Singapore students are outperforming the rest of the world in both mathematics and science, according to the latest analysis from the Organisation for Economic Cooperation and Development (OECD).

The Programme for International Student Assessment (PISA) tested around 540,000 15-year-old students in 72 countries and economies on science, reading, maths and collaborative problem-solving.

In maths, the top-performing countries were Asian with Singapore, Hong Kong, Macao, Taiwan, Japan, China and South Korea leading the way followed by Switzerland, Estonia and Canada.

In science, the top ten was: Singapore, Japan, Estonia, Taiwan, Finland, Macao, Canada, Vietnam, Hong Kong and China.

Australia placed 14th in science and 25th in maths. While both results were above the OECD average, they represented a steady decline over recent years with Australian science students now seven months behind where they were in 2006, and Australian maths students a year behind where they were in 2003.

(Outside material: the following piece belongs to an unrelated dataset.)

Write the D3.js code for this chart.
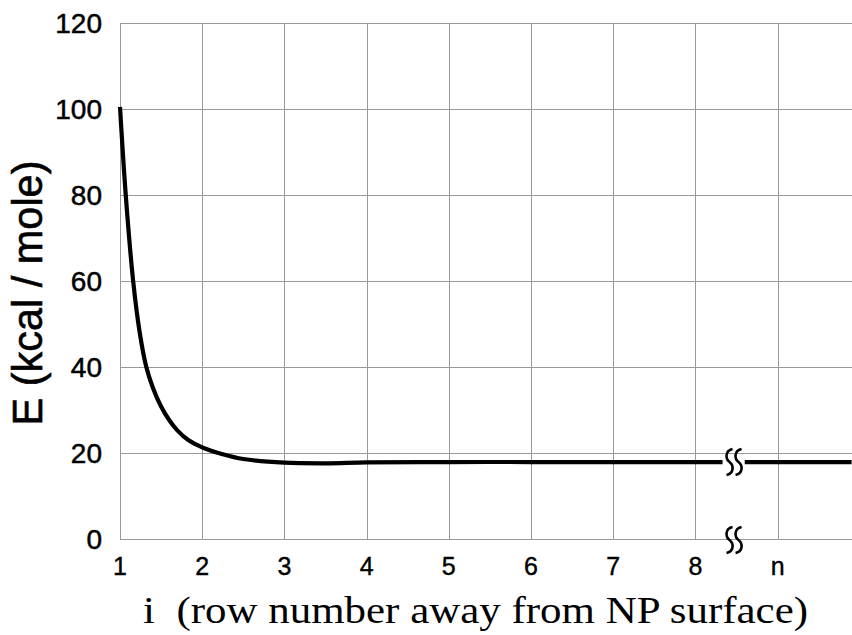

Minister for Education and Training Simon Birmingham said the report goes further than last week’s Trends in Maths and Science report, this year’s NAPLAN results and the OECD Education at a Glance report in terms of not just showing a plateauing of results in Australia but a clear decline from year to year in Australia’s education performance.

"Given the wealth of our nation and scale of our investment, we should expect to be a clear education leader, not risk becoming a laggard. We must leave the politicking at the door and have a genuine conversation that is based on evidence about what we do from here,” he said.

“It is unacceptable to see Australia declining in our maths, reading and science performance at a time when growing competition makes high educational outcomes ever more critical to the job prospects and economic prospects of our nation."

OECD Secretary-General Angel Gurría said the report reveals the policies in place that successful countries share: high and universal expectations for all students; a strong focus on great teaching; resources targeted at struggling students and schools; and a commitment to coherent, long-term strategies.

“A decade of scientific breakthroughs has failed to translate into breakthroughs in science performance in schools,” said Gurría.

“Every country has room for improvement, even the top performers. With high levels of youth unemployment, rising inequality, a significant gender gap, and an urgent need to boost inclusive growth in many countries, more must be done to ensure every child has the best education possible.”

Minister Birmingham said the Australian Government’s Quality Schools, Quality Outcomes reforms outlined in May include more than a dozen initiatives they believe will help Australian young people get more out of their schooling.

“Many of the Turnbull Government’s quality reforms are designed to directly tackle Australia’s falling mathematics, reading and science skills, including a ‘back to basics’ focus on more teachers specialising in literacy and numeracy and qualified to teach science, technology, engineering or maths subjects, ensuring aspiring university students complete a maths or science subject to attain an ATAR," he said.